• _Instructions for the task_: Copy out each line of the data holding "this".
= = =
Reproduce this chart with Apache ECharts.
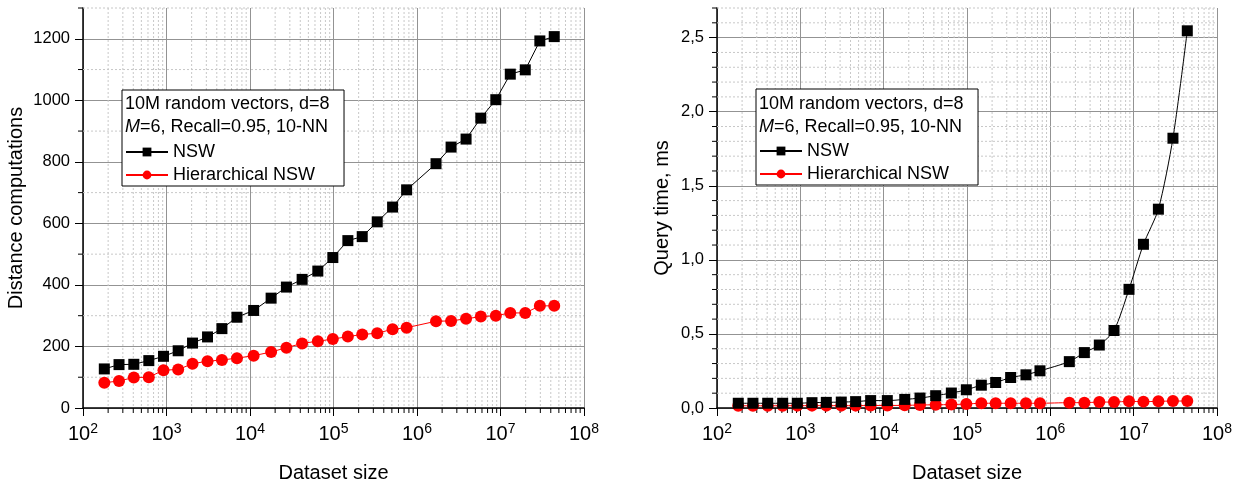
<!DOCTYPE html>
<html><head><meta charset="utf-8">
<script src="https://cdn.jsdelivr.net/npm/echarts@6/dist/echarts.min.js"></script>
<style>html,body{margin:0;padding:0;background:#fff}#c{width:1251px;height:488px}</style>
</head><body><div id="c"></div>
<script>
// ---- data ----
const sizes = [180, 270, 406, 614, 920, 1380, 2050, 3100, 4610, 6980, 11060, 17900, 27300, 42100, 64900,
  98200, 148600, 220800, 334000, 510000, 751000, 1690000, 2560000, 3870000, 5810000, 8790000,
  13100000, 19800000, 29600000, 44000000];
const nswDist = [127, 141, 142, 154, 168, 186, 211, 231, 258, 295, 317, 357, 393, 418, 445, 489, 544, 557,
  605, 653, 709, 794, 848, 874, 942, 1002, 1085, 1099, 1193, 1207];
const hnswDist = [82, 88, 99, 100, 123, 125, 144, 152, 156, 162, 170, 182, 196, 210, 217, 224, 232, 239,
  243, 256, 261, 282, 283, 290, 297, 300, 309, 309, 332, 332];
const nswTime = [0.032, 0.032, 0.032, 0.032, 0.032, 0.036, 0.038, 0.040, 0.043, 0.050, 0.050, 0.058, 0.067,
  0.083, 0.101, 0.123, 0.154, 0.172, 0.206, 0.224, 0.251, 0.313, 0.374, 0.425, 0.523, 0.801, 1.105,
  1.342, 1.821, 2.546];
const hnswTime = [0.015, 0.015, 0.015, 0.015, 0.016, 0.016, 0.016, 0.016, 0.016, 0.017, 0.017, 0.018, 0.020,
  0.022, 0.023, 0.027, 0.032, 0.032, 0.032, 0.032, 0.032, 0.036, 0.036, 0.040, 0.040, 0.045, 0.043,
  0.045, 0.047, 0.047];
const xDecades = [2, 3, 4, 5, 6, 7, 8];          // x tick exponents (10^2 .. 10^8)
const minorMult = [2, 3, 4, 5, 6, 7, 8, 9];        // log minor ticks within a decade
const distAxis = { min: 0, max: 1300, major: 200, minor: 100 };
const timeAxis = { min: 0, max: 2.7, major: 0.5, minor: 0.1 };
const legendHead1 = '10M random vectors, d=8';
const legendHead2 = '{i|M}=6, Recall=0.95, 10-NN';
const seriesNames = ['NSW', 'Hierarchical NSW'];

// ---- derived tick lists ----
const xMinor = [];
xDecades.slice(0, -1).forEach(e => minorMult.forEach(k => xMinor.push(k * Math.pow(10, e))));
function yMinorList(a) {
  const out = [];
  const n = Math.round((a.max - a.min) / a.minor);
  for (let i = 1; i <= n; i++) {
    const v = +(a.min + i * a.minor).toFixed(6);
    const r = v / a.major;
    if (Math.abs(r - Math.round(r)) > 1e-6) out.push(v);
  }
  return out;
}
const distMinor = yMinorList(distAxis);
const timeMinor = yMinorList(timeAxis);

const FONT = '"Liberation Sans", Arial, sans-serif';
const MINOR_GRID = '#c8c8c8';
const MAJOR_GRID = '#939393';

function xMinorItem(params, api) {
  const cs = params.coordSys;
  const x = api.coord([api.value(0), api.value(1)])[0];
  const yb = cs.y + cs.height;
  return { type: 'group', silent: true, children: [
    { type: 'line', shape: { x1: x, y1: cs.y, x2: x, y2: yb }, style: { stroke: MINOR_GRID, lineWidth: 1, lineDash: [2, 2] } },
    { type: 'line', shape: { x1: x, y1: yb, x2: x, y2: yb + 5 }, style: { stroke: '#000', lineWidth: 1 } }
  ]};
}
function yMinorItem(params, api) {
  const cs = params.coordSys;
  const y = api.coord([api.value(0), api.value(1)])[1];
  return { type: 'group', silent: true, children: [
    { type: 'line', shape: { x1: cs.x, y1: y, x2: cs.x + cs.width, y2: y }, style: { stroke: MINOR_GRID, lineWidth: 1, lineDash: [2, 2] } },
    { type: 'line', shape: { x1: cs.x - 5, y1: y, x2: cs.x, y2: y }, style: { stroke: '#000', lineWidth: 1 } }
  ]};
}

function xAxisDef(gi) {
  return {
    type: 'log', gridIndex: gi, logBase: 10, min: 100, max: 1e8, splitNumber: 6,
    name: 'Dataset size', nameLocation: 'middle', nameGap: 55,
    nameTextStyle: { fontSize: 20, color: '#000', fontFamily: FONT },
    axisLine: { show: true, onZero: false, lineStyle: { color: '#000', width: 1.5 } },
    axisTick: { show: true, inside: false, length: 8, lineStyle: { color: '#000', width: 1 } },
    axisLabel: {
      margin: 14, color: '#000', fontFamily: FONT, fontSize: 20,
      formatter: v => '{b|10}{s|' + Math.round(Math.log10(v)) + '}',
      rich: {
        b: { fontSize: 20, lineHeight: 24, fontFamily: FONT, color: '#000' },
        s: { fontSize: 14, lineHeight: 24, verticalAlign: 'top', fontFamily: FONT, color: '#000' }
      }
    },
    splitLine: { show: true, lineStyle: { color: MAJOR_GRID, width: 1 } },
    minorTick: { show: false }, minorSplitLine: { show: false }
  };
}
function yAxisDef(gi, a, name, gap, fmt) {
  return {
    type: 'value', gridIndex: gi, min: a.min, max: a.max, interval: a.major,
    name: name, nameLocation: 'middle', nameGap: gap,
    nameTextStyle: { fontSize: 20, color: '#000', fontFamily: FONT },
    axisLine: { show: true, onZero: false, lineStyle: { color: '#000', width: 1.5 } },
    axisTick: { show: true, inside: false, length: 8, lineStyle: { color: '#000', width: 1 } },
    axisLabel: { margin: 13, color: '#000', fontFamily: FONT, fontSize: 16.5, showMaxLabel: false, formatter: fmt },
    splitLine: { show: true, showMaxLine: false, lineStyle: { color: MAJOR_GRID, width: 1 } }
  };
}
function lineSeries(name, gi, ys, isNsw, smooth) {
  return {
    name: name, type: 'line', xAxisIndex: gi, yAxisIndex: gi,
    data: sizes.map((s, i) => [s, ys[i]]),
    symbol: isNsw ? 'rect' : 'circle', symbolSize: isNsw ? 11 : 12,
    smooth: smooth,
    itemStyle: { color: isNsw ? '#000' : '#ff0000' },
    lineStyle: { color: isNsw ? '#000' : '#ff0000', width: 1 },
    z: isNsw ? 4 : 3, clip: false, animation: false
  };
}
function legendDef(gi, left, top) {
  return {
    show: true, data: seriesNames, orient: 'vertical', left: left, top: top,
    padding: [53, 29, 2, 3], itemWidth: 42, itemHeight: 11, itemGap: 5,
    backgroundColor: '#fff', borderColor: '#000', borderWidth: 1, borderRadius: 0,
    textStyle: { fontSize: 18, color: '#000', fontFamily: FONT },
    selectedMode: false, z: 10
  };
}
function headText(x, y, txt) {
  return {
    type: 'text', x: x, y: y, z: 100,
    style: { text: txt, fontSize: 18, fontFamily: FONT, fill: '#000', verticalAlign: 'middle', align: 'left',
      rich: { i: { fontStyle: 'italic', fontSize: 18, fontFamily: FONT, fill: '#000' } } }
  };
}

const chart = echarts.init(document.getElementById('c'), null, { renderer: 'canvas' });
chart.setOption({
  animation: false,
  backgroundColor: '#fff',
  grid: [
    { left: 83, top: 8, width: 501, height: 403 },
    { left: 717, top: 8, width: 500, height: 403 }
  ],
  xAxis: [xAxisDef(0), xAxisDef(1)],
  yAxis: [
    yAxisDef(0, distAxis, 'Distance computations', 57, v => String(v)),
    yAxisDef(1, timeAxis, 'Query time, ms', 45, v => v.toFixed(1).replace('.', ','))
  ],
  legend: [legendDef(0, 122, 90), legendDef(1, 756, 89)],
  graphic: [
    headText(125, 104, legendHead1), headText(125, 127, legendHead2),
    headText(759, 104, legendHead1), headText(759, 127, legendHead2)
  ],
  series: [
    { type: 'custom', name: 'xminorL', xAxisIndex: 0, yAxisIndex: 0, renderItem: xMinorItem, data: xMinor.map(v => [v, 0]), z: 1, silent: true },
    { type: 'custom', name: 'yminorL', xAxisIndex: 0, yAxisIndex: 0, renderItem: yMinorItem, data: distMinor.map(v => [1000, v]), z: 1, silent: true },
    { type: 'custom', name: 'xminorR', xAxisIndex: 1, yAxisIndex: 1, renderItem: xMinorItem, data: xMinor.map(v => [v, 0]), z: 1, silent: true },
    { type: 'custom', name: 'yminorR', xAxisIndex: 1, yAxisIndex: 1, renderItem: yMinorItem, data: timeMinor.map(v => [1000, v]), z: 1, silent: true },
    lineSeries('NSW', 0, nswDist, true, false),
    lineSeries('Hierarchical NSW', 0, hnswDist, false, false),
    lineSeries('NSW', 1, nswTime, true, 0.25),
    lineSeries('Hierarchical NSW', 1, hnswTime, false, 0.25)
  ]
});
</script>
</body></html>
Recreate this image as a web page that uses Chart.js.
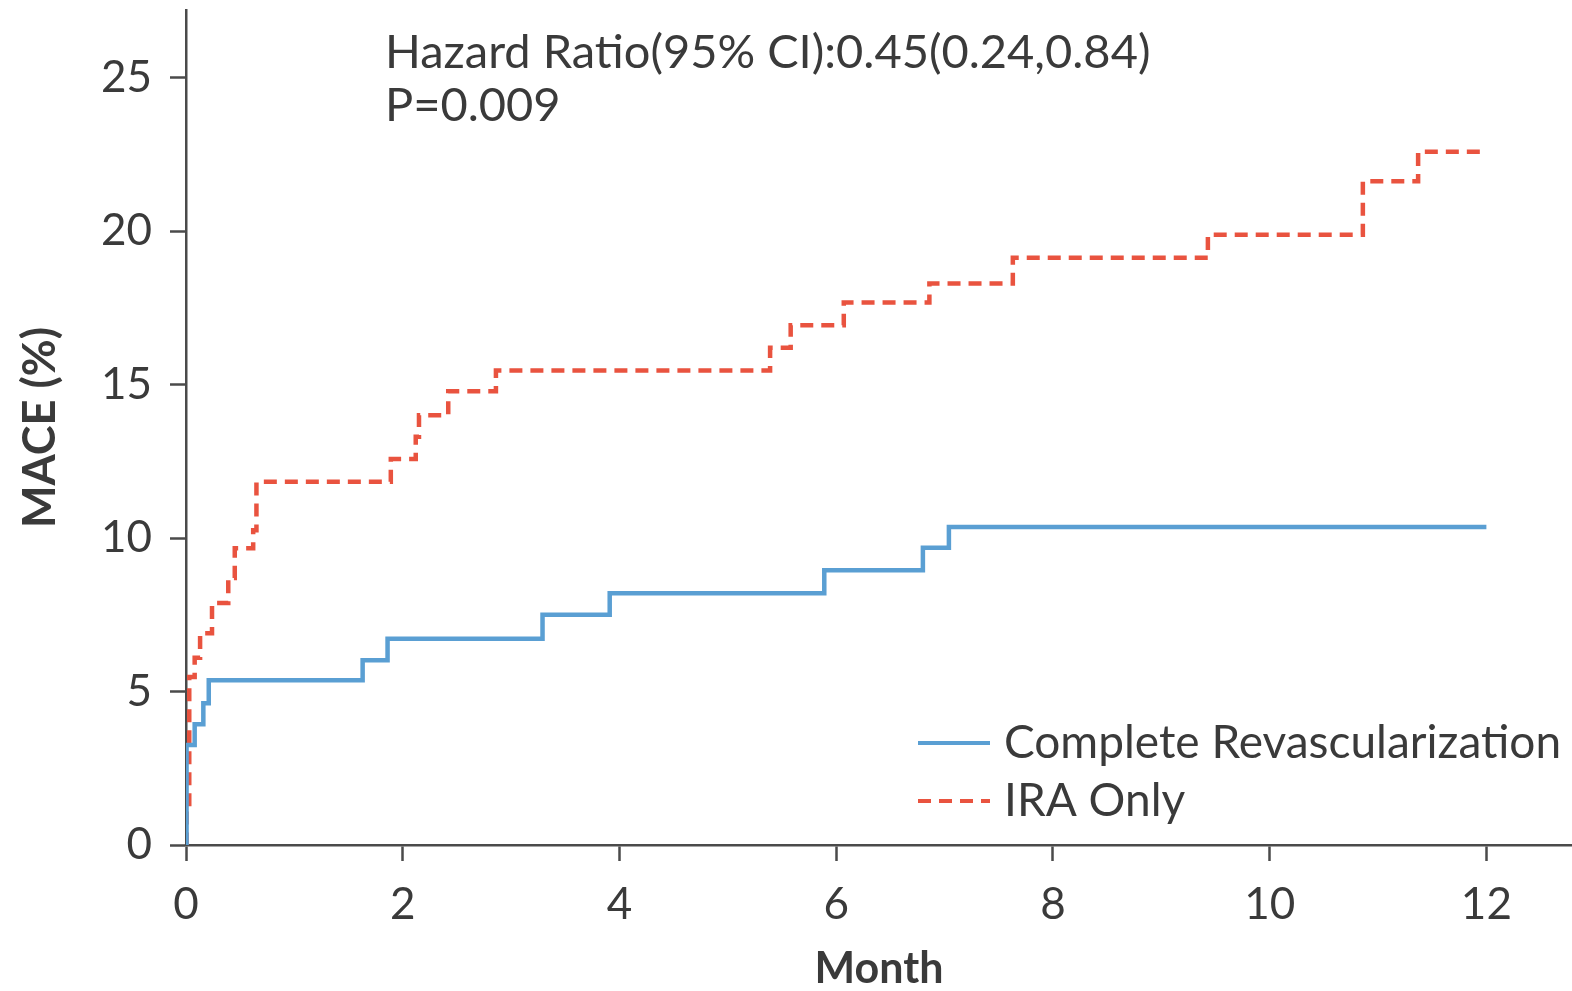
<!DOCTYPE html>
<html>
<head>
<meta charset="utf-8">
<script src="https://cdn.jsdelivr.net/npm/chart.js@4.4.1/dist/chart.umd.min.js"></script>
<style>
  html, body { margin: 0; padding: 0; background: #fff; overflow: hidden; }
  canvas { display: block; }
</style>
</head>
<body>
<canvas id="km" width="1572" height="991"></canvas>
<script>
// ── DATA ──────────────────────────────────────────────────────
const SERIES_NAMES = ['Complete Revascularization', 'IRA Only'];

// Complete Revascularization: step points (month, MACE %)
const crMonths = [0, 0.005, 0.08, 0.16, 0.21, 1.63, 1.86, 3.29, 3.91, 5.89, 6.8, 7.04, 12];
const crValues = [0, 3.26, 3.93, 4.62, 5.37, 6.02, 6.72, 7.5, 8.2, 8.95, 9.68, 10.36, 10.36];

// IRA Only: step points (month, MACE %)
const iraMonths = [0, 0.005, 0.03, 0.08, 0.13, 0.24, 0.39, 0.45, 0.62, 0.65, 1.89, 2.12, 2.15, 2.42, 2.86, 5.39, 5.58, 6.07, 6.86, 7.63, 9.43, 10.86, 11.37, 12];
const iraValues = [0, 1.2, 5.47, 6.1, 6.9, 7.88, 8.7, 9.67, 10.25, 11.83, 12.57, 13.3, 14.0, 14.78, 15.46, 16.2, 16.93, 17.67, 18.29, 19.13, 19.88, 21.62, 22.58, 22.58];

const xTicks = [0, 2, 4, 6, 8, 10, 12];
const yTicks = [0, 5, 10, 15, 20, 25];

const ANNOT_LINES = ['Hazard Ratio(95% CI):0.45(0.24,0.84)', 'P=0.009'];

// ── ESTILO ────────────────────────────────────────────────────
const TXT   = '#3a3a3a';
const AXIS  = '#4a4a4a';
const BLUE  = '#5a9fd3';
const RED   = '#e9533f';
const FONT  = 'Lato, "Open Sans", sans-serif';
const DASH  = [13, 8];

const toPts = (xs, ys) => xs.map((x, i) => ({ x, y: ys[i] }));

// sin relleno extra de etiquetas en los bordes
const noPad = s => { s.paddingTop = 0; s.paddingBottom = 0; s.paddingLeft = 0; s.paddingRight = 0; };

// leyenda + texto HR dibujados en el área del gráfico
const overlayPlugin = {
  id: 'overlay',
  afterDraw(chart) {
    const ctx = chart.ctx;
    ctx.save();
    ctx.fillStyle = TXT;
    ctx.font = `47px ${FONT}`;
    ctx.textBaseline = 'alphabetic';
    ctx.textAlign = 'left';
    ctx.fillText(ANNOT_LINES[0], 385, 68);
    ctx.fillText(ANNOT_LINES[1], 385, 121);

    ctx.font = `46px ${FONT}`;
    const items = [
      { label: SERIES_NAMES[0], color: BLUE, dash: [], y: 743 },
      { label: SERIES_NAMES[1], color: RED,  dash: DASH, y: 801 },
    ];
    items.forEach(it => {
      ctx.beginPath();
      ctx.setLineDash(it.dash);
      ctx.strokeStyle = it.color;
      ctx.lineWidth = 4;
      ctx.moveTo(918, it.y);
      ctx.lineTo(990, it.y);
      ctx.stroke();
      ctx.setLineDash([]);
      ctx.textBaseline = 'middle';
      ctx.fillText(it.label, 1004, it.y);
    });
    ctx.restore();
  }
};

new Chart(document.getElementById('km'), {
  type: 'line',
  data: {
    datasets: [
      {
        label: SERIES_NAMES[0],
        data: toPts(crMonths, crValues),
        stepped: 'before',
        borderColor: BLUE,
        borderWidth: 4.5,
        pointRadius: 0,
        fill: false,
      },
      {
        label: SERIES_NAMES[1],
        data: toPts(iraMonths, iraValues),
        stepped: 'before',
        borderColor: RED,
        borderWidth: 4.5,
        borderDash: DASH,
        pointRadius: 0,
        fill: false,
      }
    ]
  },
  options: {
    responsive: false,
    animation: false,
    devicePixelRatio: 1,
    layout: { padding: { top: 10, right: 0, left: 0, bottom: 0 } },
    plugins: {
      legend: { display: false },
      tooltip: { enabled: false },
    },
    scales: {
      x: {
        type: 'linear',
        min: 0, max: 12.79,
        afterFit: s => { s.height = 146; noPad(s); },
        afterBuildTicks: s => { s.ticks = xTicks.map(v => ({ value: v })); },
        ticks: { color: TXT, font: { family: FONT, size: 44 }, padding: 17, maxRotation: 0 },
        grid: { drawOnChartArea: false, drawTicks: true, tickLength: 16, tickWidth: 2.5, color: AXIS },
        border: { display: true, color: AXIS, width: 2.5 },
        title: { display: true, text: 'Month', color: TXT, font: { family: FONT, size: 43, weight: 'bold', lineHeight: 1.0 }, padding: { top: 0, bottom: 0 } },
      },
      y: {
        type: 'linear',
        min: 0, max: 27.2,
        afterFit: s => { s.width = 186; noPad(s); },
        afterBuildTicks: s => { s.ticks = yTicks.map(v => ({ value: v })); },
        ticks: { color: TXT, font: { family: FONT, size: 44 }, padding: 18 },
        grid: { drawOnChartArea: false, drawTicks: true, tickLength: 16, tickWidth: 2.5, color: AXIS },
        border: { display: true, color: AXIS, width: 2.5 },
        title: { display: true, text: 'MACE (%)', color: TXT, font: { family: FONT, size: 45, weight: 'bold', lineHeight: 1.0 }, padding: { top: 18, bottom: 0 } },
      }
    }
  },
  plugins: [overlayPlugin]
});
</script>
</body>
</html>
= = =
• _Response to the exercise_:
Reproduce this chart with Apache ECharts.
Recreate this image as a web page that uses Chart.js.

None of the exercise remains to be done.